-- Start Provided material --

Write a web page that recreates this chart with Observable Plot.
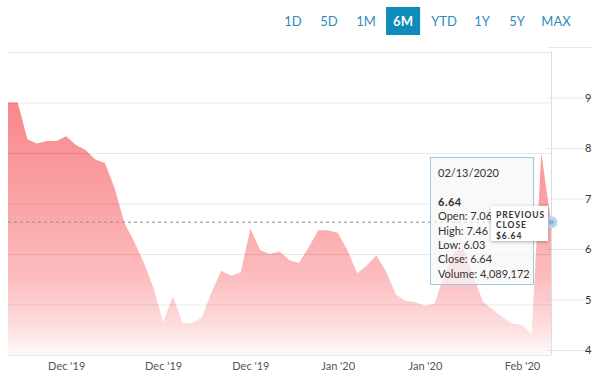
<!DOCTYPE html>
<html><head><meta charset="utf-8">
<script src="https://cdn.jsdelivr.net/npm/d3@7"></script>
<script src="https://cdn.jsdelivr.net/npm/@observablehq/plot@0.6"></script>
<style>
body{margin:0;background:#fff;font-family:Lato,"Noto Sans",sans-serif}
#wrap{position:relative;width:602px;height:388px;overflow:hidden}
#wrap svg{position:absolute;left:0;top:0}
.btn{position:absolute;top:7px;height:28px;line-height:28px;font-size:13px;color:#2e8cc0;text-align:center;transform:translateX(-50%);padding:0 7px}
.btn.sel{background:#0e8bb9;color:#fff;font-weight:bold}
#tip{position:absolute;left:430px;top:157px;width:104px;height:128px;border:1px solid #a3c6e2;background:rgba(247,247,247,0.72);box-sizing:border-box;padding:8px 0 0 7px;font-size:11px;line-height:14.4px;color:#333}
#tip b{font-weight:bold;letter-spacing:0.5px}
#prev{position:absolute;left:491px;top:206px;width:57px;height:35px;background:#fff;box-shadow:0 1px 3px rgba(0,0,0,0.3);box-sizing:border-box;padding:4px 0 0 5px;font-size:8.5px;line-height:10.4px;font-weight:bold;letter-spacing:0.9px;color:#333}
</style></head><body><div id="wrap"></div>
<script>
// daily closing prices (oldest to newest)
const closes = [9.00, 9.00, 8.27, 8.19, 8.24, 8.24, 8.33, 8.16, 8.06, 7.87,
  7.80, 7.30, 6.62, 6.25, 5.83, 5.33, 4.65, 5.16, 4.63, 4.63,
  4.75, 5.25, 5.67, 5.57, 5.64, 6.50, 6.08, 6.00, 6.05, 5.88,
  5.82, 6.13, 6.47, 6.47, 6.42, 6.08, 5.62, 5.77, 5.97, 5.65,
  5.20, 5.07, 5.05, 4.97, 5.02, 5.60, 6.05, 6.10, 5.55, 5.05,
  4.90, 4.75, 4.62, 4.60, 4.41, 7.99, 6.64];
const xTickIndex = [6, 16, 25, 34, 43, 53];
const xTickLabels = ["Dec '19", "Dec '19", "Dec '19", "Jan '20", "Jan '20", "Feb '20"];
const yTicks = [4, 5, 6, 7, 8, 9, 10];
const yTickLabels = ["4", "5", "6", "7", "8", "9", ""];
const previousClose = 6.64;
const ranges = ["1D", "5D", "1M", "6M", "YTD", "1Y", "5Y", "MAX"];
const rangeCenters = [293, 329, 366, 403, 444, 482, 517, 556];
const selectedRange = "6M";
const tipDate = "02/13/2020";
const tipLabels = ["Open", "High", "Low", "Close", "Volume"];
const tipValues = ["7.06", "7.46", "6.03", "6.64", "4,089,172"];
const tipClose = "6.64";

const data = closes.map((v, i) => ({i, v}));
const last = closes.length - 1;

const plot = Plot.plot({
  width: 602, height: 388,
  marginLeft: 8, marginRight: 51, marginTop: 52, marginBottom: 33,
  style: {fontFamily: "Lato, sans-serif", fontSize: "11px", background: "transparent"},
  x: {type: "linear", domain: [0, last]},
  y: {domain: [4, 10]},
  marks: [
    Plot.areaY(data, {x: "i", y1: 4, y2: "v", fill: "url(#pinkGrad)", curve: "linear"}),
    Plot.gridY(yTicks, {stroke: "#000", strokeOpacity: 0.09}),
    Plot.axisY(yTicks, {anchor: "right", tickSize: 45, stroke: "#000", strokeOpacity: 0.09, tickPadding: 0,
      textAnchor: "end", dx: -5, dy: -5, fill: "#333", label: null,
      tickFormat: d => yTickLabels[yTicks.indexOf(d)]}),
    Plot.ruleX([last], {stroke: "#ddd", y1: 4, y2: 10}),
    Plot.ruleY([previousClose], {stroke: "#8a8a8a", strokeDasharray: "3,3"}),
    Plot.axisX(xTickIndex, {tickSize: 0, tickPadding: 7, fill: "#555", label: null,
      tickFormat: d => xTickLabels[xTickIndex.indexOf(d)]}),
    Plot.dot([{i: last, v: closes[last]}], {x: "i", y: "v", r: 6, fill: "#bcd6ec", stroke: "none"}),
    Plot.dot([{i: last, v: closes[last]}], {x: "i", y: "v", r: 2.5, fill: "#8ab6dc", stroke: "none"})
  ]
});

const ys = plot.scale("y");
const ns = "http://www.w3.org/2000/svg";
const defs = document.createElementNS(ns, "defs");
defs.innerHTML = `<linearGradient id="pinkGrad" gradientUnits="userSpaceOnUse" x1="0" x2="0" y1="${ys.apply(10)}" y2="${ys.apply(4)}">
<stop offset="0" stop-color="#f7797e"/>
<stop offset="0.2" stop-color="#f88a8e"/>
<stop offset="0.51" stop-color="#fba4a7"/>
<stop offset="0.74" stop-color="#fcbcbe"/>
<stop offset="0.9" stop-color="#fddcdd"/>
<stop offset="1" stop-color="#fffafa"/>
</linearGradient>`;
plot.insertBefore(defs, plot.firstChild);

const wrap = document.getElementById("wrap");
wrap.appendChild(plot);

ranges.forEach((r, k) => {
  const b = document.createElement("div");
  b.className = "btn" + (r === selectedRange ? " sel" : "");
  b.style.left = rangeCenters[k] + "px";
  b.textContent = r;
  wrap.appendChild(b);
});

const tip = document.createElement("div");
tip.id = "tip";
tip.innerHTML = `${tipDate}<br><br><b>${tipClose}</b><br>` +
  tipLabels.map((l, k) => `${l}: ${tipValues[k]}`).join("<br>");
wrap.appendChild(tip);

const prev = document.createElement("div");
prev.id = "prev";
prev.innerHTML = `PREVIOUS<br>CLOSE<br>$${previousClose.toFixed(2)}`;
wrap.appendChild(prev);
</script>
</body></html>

-- End Provided material --

Task to carry out: Output the material word for word, omitting its pictures.

Exercise response:
Write a web page that recreates this chart with Observable Plot.
<!DOCTYPE html>
<html><head><meta charset="utf-8">
<script src="https://cdn.jsdelivr.net/npm/d3@7"></script>
<script src="https://cdn.jsdelivr.net/npm/@observablehq/plot@0.6"></script>
<style>
body{margin:0;background:#fff;font-family:Lato,"Noto Sans",sans-serif}
#wrap{position:relative;width:602px;height:388px;overflow:hidden}
#wrap svg{position:absolute;left:0;top:0}
.btn{position:absolute;top:7px;height:28px;line-height:28px;font-size:13px;color:#2e8cc0;text-align:center;transform:translateX(-50%);padding:0 7px}
.btn.sel{background:#0e8bb9;color:#fff;font-weight:bold}
#tip{position:absolute;left:430px;top:157px;width:104px;height:128px;border:1px solid #a3c6e2;background:rgba(247,247,247,0.72);box-sizing:border-box;padding:8px 0 0 7px;font-size:11px;line-height:14.4px;color:#333}
#tip b{font-weight:bold;letter-spacing:0.5px}
#prev{position:absolute;left:491px;top:206px;width:57px;height:35px;background:#fff;box-shadow:0 1px 3px rgba(0,0,0,0.3);box-sizing:border-box;padding:4px 0 0 5px;font-size:8.5px;line-height:10.4px;font-weight:bold;letter-spacing:0.9px;color:#333}
</style></head><body><div id="wrap"></div>
<script>
// daily closing prices (oldest to newest)
const closes = [9.00, 9.00, 8.27, 8.19, 8.24, 8.24, 8.33, 8.16, 8.06, 7.87,
  7.80, 7.30, 6.62, 6.25, 5.83, 5.33, 4.65, 5.16, 4.63, 4.63,
  4.75, 5.25, 5.67, 5.57, 5.64, 6.50, 6.08, 6.00, 6.05, 5.88,
  5.82, 6.13, 6.47, 6.47, 6.42, 6.08, 5.62, 5.77, 5.97, 5.65,
  5.20, 5.07, 5.05, 4.97, 5.02, 5.60, 6.05, 6.10, 5.55, 5.05,
  4.90, 4.75, 4.62, 4.60, 4.41, 7.99, 6.64];
const xTickIndex = [6, 16, 25, 34, 43, 53];
const xTickLabels = ["Dec '19", "Dec '19", "Dec '19", "Jan '20", "Jan '20", "Feb '20"];
const yTicks = [4, 5, 6, 7, 8, 9, 10];
const yTickLabels = ["4", "5", "6", "7", "8", "9", ""];
const previousClose = 6.64;
const ranges = ["1D", "5D", "1M", "6M", "YTD", "1Y", "5Y", "MAX"];
const rangeCenters = [293, 329, 366, 403, 444, 482, 517, 556];
const selectedRange = "6M";
const tipDate = "02/13/2020";
const tipLabels = ["Open", "High", "Low", "Close", "Volume"];
const tipValues = ["7.06", "7.46", "6.03", "6.64", "4,089,172"];
const tipClose = "6.64";

const data = closes.map((v, i) => ({i, v}));
const last = closes.length - 1;

const plot = Plot.plot({
  width: 602, height: 388,
  marginLeft: 8, marginRight: 51, marginTop: 52, marginBottom: 33,
  style: {fontFamily: "Lato, sans-serif", fontSize: "11px", background: "transparent"},
  x: {type: "linear", domain: [0, last]},
  y: {domain: [4, 10]},
  marks: [
    Plot.areaY(data, {x: "i", y1: 4, y2: "v", fill: "url(#pinkGrad)", curve: "linear"}),
    Plot.gridY(yTicks, {stroke: "#000", strokeOpacity: 0.09}),
    Plot.axisY(yTicks, {anchor: "right", tickSize: 45, stroke: "#000", strokeOpacity: 0.09, tickPadding: 0,
      textAnchor: "end", dx: -5, dy: -5, fill: "#333", label: null,
      tickFormat: d => yTickLabels[yTicks.indexOf(d)]}),
    Plot.ruleX([last], {stroke: "#ddd", y1: 4, y2: 10}),
    Plot.ruleY([previousClose], {stroke: "#8a8a8a", strokeDasharray: "3,3"}),
    Plot.axisX(xTickIndex, {tickSize: 0, tickPadding: 7, fill: "#555", label: null,
      tickFormat: d => xTickLabels[xTickIndex.indexOf(d)]}),
    Plot.dot([{i: last, v: closes[last]}], {x: "i", y: "v", r: 6, fill: "#bcd6ec", stroke: "none"}),
    Plot.dot([{i: last, v: closes[last]}], {x: "i", y: "v", r: 2.5, fill: "#8ab6dc", stroke: "none"})
  ]
});

const ys = plot.scale("y");
const ns = "http://www.w3.org/2000/svg";
const defs = document.createElementNS(ns, "defs");
defs.innerHTML = `<linearGradient id="pinkGrad" gradientUnits="userSpaceOnUse" x1="0" x2="0" y1="${ys.apply(10)}" y2="${ys.apply(4)}">
<stop offset="0" stop-color="#f7797e"/>
<stop offset="0.2" stop-color="#f88a8e"/>
<stop offset="0.51" stop-color="#fba4a7"/>
<stop offset="0.74" stop-color="#fcbcbe"/>
<stop offset="0.9" stop-color="#fddcdd"/>
<stop offset="1" stop-color="#fffafa"/>
</linearGradient>`;
plot.insertBefore(defs, plot.firstChild);

const wrap = document.getElementById("wrap");
wrap.appendChild(plot);

ranges.forEach((r, k) => {
  const b = document.createElement("div");
  b.className = "btn" + (r === selectedRange ? " sel" : "");
  b.style.left = rangeCenters[k] + "px";
  b.textContent = r;
  wrap.appendChild(b);
});

const tip = document.createElement("div");
tip.id = "tip";
tip.innerHTML = `${tipDate}<br><br><b>${tipClose}</b><br>` +
  tipLabels.map((l, k) => `${l}: ${tipValues[k]}`).join("<br>");
wrap.appendChild(tip);

const prev = document.createElement("div");
prev.id = "prev";
prev.innerHTML = `PREVIOUS<br>CLOSE<br>$${previousClose.toFixed(2)}`;
wrap.appendChild(prev);
</script>
</body></html>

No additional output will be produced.